Professor Barbeau’s principal research areas are functional analysis, optimization under constraint, history of analysis, and number theory. His teaching at the undergraduate level, has included courses in the history of mathematical analysis, a general interest course in mathematics for students in other disciplines, a course on chaos and dynamical systems, a course on Pell’s equation, and a course in mathematics for intending elementary teachers. Graduate courses have included functional analysis, Fourier series, and a shared course on problem solving for a Masters of Science in Teaching program.
He has been especially active in mathematics education and “has published a number of books directed to students of mathematics and their teachers, including Polynomials..., Power Play..., Fallacies, flaws and flimflam... and After Math..., has frequently given talks and workshops at professional meetings and in schools, has worked with high school students preparing for Olympiad competitions and has on five occasions accompanied the Canadian team to the International Mathematical Olympiad.”1 In addition to his books, Professor Barbeau has written about fifty papers on mathematics research and mathematics education.

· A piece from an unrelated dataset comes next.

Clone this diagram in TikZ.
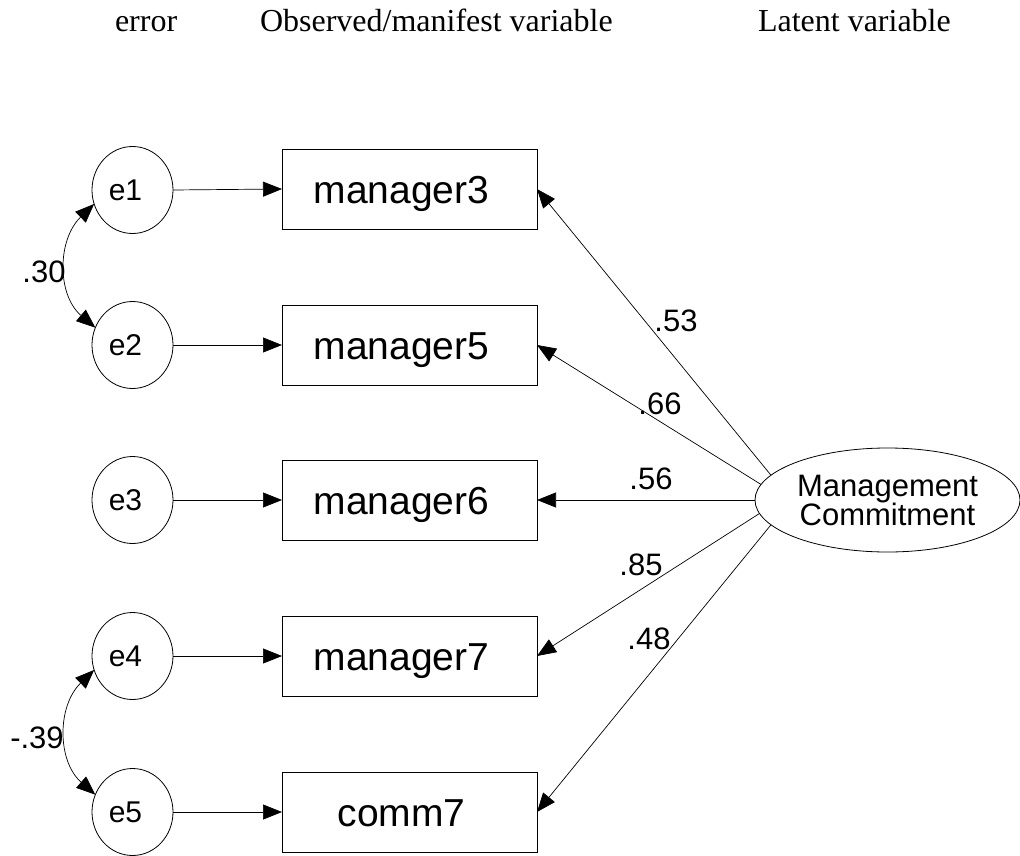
\documentclass[tikz,border=0pt]{standalone}
\usepackage{fontspec}
\setmainfont{Liberation Serif}
\newfontfamily\arialf{Liberation Sans}
\usetikzlibrary{arrows.meta,shapes.geometric}
\begin{document}
\begin{tikzpicture}[x=1pt,y=-1pt,
  every node/.style={inner sep=0pt, outer sep=0pt},
  obs/.style={draw, rectangle, line width=0.9pt, minimum width=255pt, minimum height=80pt,
    font=\arialf\fontsize{39}{39}\selectfont, text height=28pt, text depth=0pt},
  err/.style={draw, ellipse, line width=0.8pt, minimum width=81pt, minimum height=87pt,
    font=\arialf\fontsize{30}{30}\selectfont, text height=21.5pt, text depth=0pt},
  latent/.style={draw, ellipse, line width=0.8pt, minimum width=265pt, minimum height=104pt,
    align=center, font=\arialf\fontsize{31}{29}\selectfont},
  coef/.style={font=\arialf\fontsize{31}{31}\selectfont},
  head/.style={font=\fontsize{32}{32}\selectfont, anchor=base west},
  tipA/.tip={Triangle[length=19pt,width=15pt]},
  arr/.style={line width=0.7pt, -tipA},
  dbl/.style={line width=0.7pt, tipA-tipA},
]
\useasboundingbox (0,0) rectangle (1020,856);

% column headings
\node[head] (h1) at (115,32) {error};
\node[head] (h2) at (260,32) {Observed/manifest variable};
\node[head] (h3) at (758,32) {Latent variable};

% error terms
\node[err] (e1) at (132.5,190) {e1\kern14pt};
\node[err] (e2) at (132.5,345) {e2\kern14pt};
\node[err] (e3) at (132.5,500) {e3\kern14pt};
\node[err] (e4) at (132.5,656) {e4\kern14pt};
\node[err] (e5) at (132.5,812) {e5\kern14pt};

% observed indicators
\node[obs] (m3) at (409.5,189) {manager3\kern16pt};
\node[obs] (m5) at (409.5,345) {manager5\kern16pt};
\node[obs] (m6) at (409.5,500) {manager6\kern16pt};
\node[obs] (m7) at (409.5,656) {manager7\kern16pt};
\node[obs] (c7) at (409.5,812) {comm7\kern16pt};

% latent factor
\node[latent] (lat) at (887.5,500) {Management\\Commitment};

% error paths
\draw[arr] (e1.east) -- (m3.west);
\draw[arr] (e2.east) -- (m5.west);
\draw[arr] (e3.east) -- (m6.west);
\draw[arr] (e4.east) -- (m7.west);
\draw[arr] (e5.east) -- (c7.west);

% factor loadings
\draw[arr] (lat.168) -- (m3.east);
\draw[arr] (lat.173.4) -- (m5.east);
\draw[arr] (lat.west) -- (m6.east);
\draw[arr] (lat.186.6) -- (m7.east);
\draw[arr] (lat.192) -- (c7.east);

\node[coef] (l1) at (676,321) {.53};
\node[coef] (l2) at (660,404) {.66};
\node[coef] (l3) at (651,479) {.56};
\node[coef] (l4) at (641,565) {.85};
\node[coef] (l5) at (649,639) {.48};

% error covariances
\draw[dbl] (e1.200) .. controls (57,240) and (57,295) .. (e2.155);
\draw[dbl] (e4.200) .. controls (57,706) and (57,761) .. (e5.155);
\node[coef] (r1) at (44,272) {.30};
\node[coef] (r2) at (37,738) {-.39};
\end{tikzpicture}
\end{document}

Professor Barbeau holds life membership in the Mathematical Association of America, American Mathematical Society, and the Canadian Mathematical Society (where he chaired its education committee, served on its Olympiads committee, and chaired the Canadian Mathematical Olympiad). He is also a member of the Canadian Society for History and Philosophy of Mathematics (president 1983-1985), and the International Commission of Mathematics Instruction (co-chair of ICMI Study 16 and its conference in Trondheim, 2006). He has also made presentations at many colloquia and meetings of these organizations and the International Congress on Mathematics Education. He is currently (2006) associate editor of the ‘Fallacies, flaws and flimflam column in the College Mathematics Journal and education editor for Notes of the Canadian Mathematical Society.
Other professional activities have included being a member of the People-to-People Mathematics Education delegation of North Americans to China (1983), and of the council of the Royal Canadian Institute, where he delivered a three-part radio talk in 1982; and chairing the external review panel for the Department of Mathematics at Wilfrid Laurier University (1999). He has also co-chaired the committee to review the constitution and by-laws of the University of Toronto Faculty Association (2002), and sat on the panel for the Postsecondary Education Quality Assessment Board to examine the proposal for a BSc degree at the new University of Ontario Institute of Technology (2002). Since 2004 he has been a member of the executive committee of Retired Academics and Librarians at the University of Toronto (RALUT). From 1988 to 1990 he appeared frequently on Quirks and Quarks, the CBC radio program, and since 2001 has authored a regular mathematics problem in the CAUT Bulletin.
Professor Barbeau’s honours include fellow of the Ontario Institute for Studies in Education (OISE), 1989; David Hilbert Award for contributions to mathematics education, from the World Foundation of National Mathematics Competitions (1991), and the Adrien Pouliot Award from the Canadian Mathematical Society (1995).
He continues to reside and work in Toronto.